Jonathan Charles's picture

This is not a criticism, just an observation that while Dever preaches an hour on Sun. A.M., Sunday evening, acc. to the website, is a devotional related to the sermon delivered by a member of the pastoral staff, and Wed. is a Bible study of about 100 people delivered by a member of the pastoral staff.  Not every pastor can or should preach an hour, and most churches that still have a traditional Sunday evening service have the same pastor who probably preached 35-40 min. in the A.M. preaching the same amount of time in the P.M.    

Larry Nelson's picture

 

Jonathan Charles wrote:

This is not a criticism, just an observation that while Dever preaches an hour on Sun. A.M., Sunday evening, acc. to the website, is a devotional related to the sermon delivered by a member of the pastoral staff, and Wed. is a Bible study of about 100 people delivered by a member of the pastoral staff.  Not every pastor can or should preach an hour, and most churches that still have a traditional Sunday evening service have the same pastor who probably preached 35-40 min. in the A.M. preaching the same amount of time in the P.M.    

 

We have 4 weekend service times (1 on Saturday night & 3 on Sunday mornings).  At each service, our pastor preaches for typically 45-48 minutes.  (So that's generally at least 3 hours of preaching in about a 19 hour time-span.)   On Easter, make that 5 services, so add another 45-48 minutes.  Plus he normally speaks at a variety of other venues & functions (Bible studies, schools, etc.) throughout the week.
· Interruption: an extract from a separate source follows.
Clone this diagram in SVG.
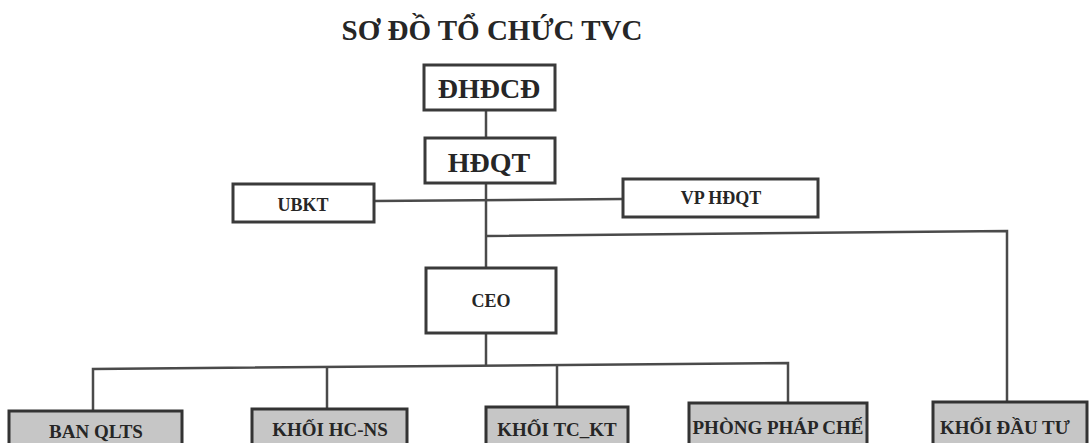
<svg xmlns="http://www.w3.org/2000/svg" width="1089" height="443" viewBox="0 0 1089 443">
<style>
.box{fill:#ffffff;stroke:#3a3a3a;stroke-width:3}
.gbox{fill:#c6c6c6;stroke:#333333;stroke-width:3}
.ln{fill:none;stroke:#4a4a4a;stroke-width:2.5}
text{font-family:"Liberation Serif","Times New Roman",serif;font-weight:bold;fill:#262626;text-anchor:middle}
.big{font-size:28px}
.mid{font-size:18px}
.sm{font-size:19px}
</style>
<rect width="1089" height="443" fill="#ffffff"/>
<text id="title" x="492" y="40" style="font-size:29px">SƠ ĐỒ TỔ CHỨC TVC</text>
<g id="connectors">
<line class="ln" x1="486" y1="110" x2="486" y2="137"/>
<line class="ln" x1="486" y1="183" x2="486" y2="268"/>
<line class="ln" x1="374" y1="201" x2="623" y2="199"/>
<polyline class="ln" points="486,236 1007,231 1007,402"/>
<line class="ln" x1="486" y1="333" x2="486" y2="366"/>
<polyline class="ln" points="93,411 93,369 788,363 788,403"/>
<line class="ln" x1="327" y1="368" x2="327" y2="409"/>
<line class="ln" x1="557" y1="365" x2="557" y2="407"/>
</g>
<g id="dhdcd"><rect class="box" x="424" y="65" width="131" height="45"/><text class="big" x="489" y="98">ĐHĐCĐ</text></g>
<g id="hdqt"><rect class="box" x="425" y="138" width="130" height="45"/><text class="big" x="489" y="172">HĐQT</text></g>
<g id="ubkt"><rect class="box" x="233" y="184" width="141" height="38"/><text class="mid" x="303" y="211">UBKT</text></g>
<g id="vphdqt"><rect class="box" x="623" y="179" width="195" height="38"/><text class="mid" x="721" y="204">VP HĐQT</text></g>
<g id="ceo"><rect class="box" x="426" y="268" width="130" height="65"/><text class="mid" x="491" y="307">CEO</text></g>
<g id="banqlts"><rect class="gbox" x="9" y="411" width="173" height="40"/><text class="sm" x="96" y="438">BAN QLTS</text></g>
<g id="khoihcns"><rect class="gbox" x="252" y="409" width="155" height="42"/><text class="sm" x="330" y="436">KHỐI HC-NS</text></g>
<g id="khoitckt"><rect class="gbox" x="486" y="407" width="142" height="44"/><text class="sm" x="557" y="436">KHỐI TC_KT</text></g>
<g id="phongphapche"><rect class="gbox" x="689" y="403" width="178" height="48"/><text class="sm" x="778" y="434">PHÒNG PHÁP CHẾ</text></g>
<g id="khoidautu"><rect class="gbox" x="933" y="402" width="154" height="49"/><text class="sm" x="1005" y="434">KHỐI ĐẦU TƯ</text></g>
</svg>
I asked him once if his voice ever becomes strained  Not surprisingly, he said occasionally it does.  (Fortunately he loves to preach!)    

dgszweda's picture

Our church style reflects much the model that Dever has laid out in his church.  Not because we copied Dever, but because we felt there was value.  Our preaching goes for 60-90 minutes in the morning.  While in the beginning I was taken back by that a bit, I have now embraced it.  When I go to a church that has a 30 minute sermon, I feel like it just ended right after it started.  I don't feel I can get as engrossed into the gospel and the message.  Much like Dever's church, our church has attracted a very vibrant group of people from young to old, despite the fact that we have absolutely no gimmicks to attract people.  It really shows that strong preaching, strong singing and strong prayer time really engages and grows a church.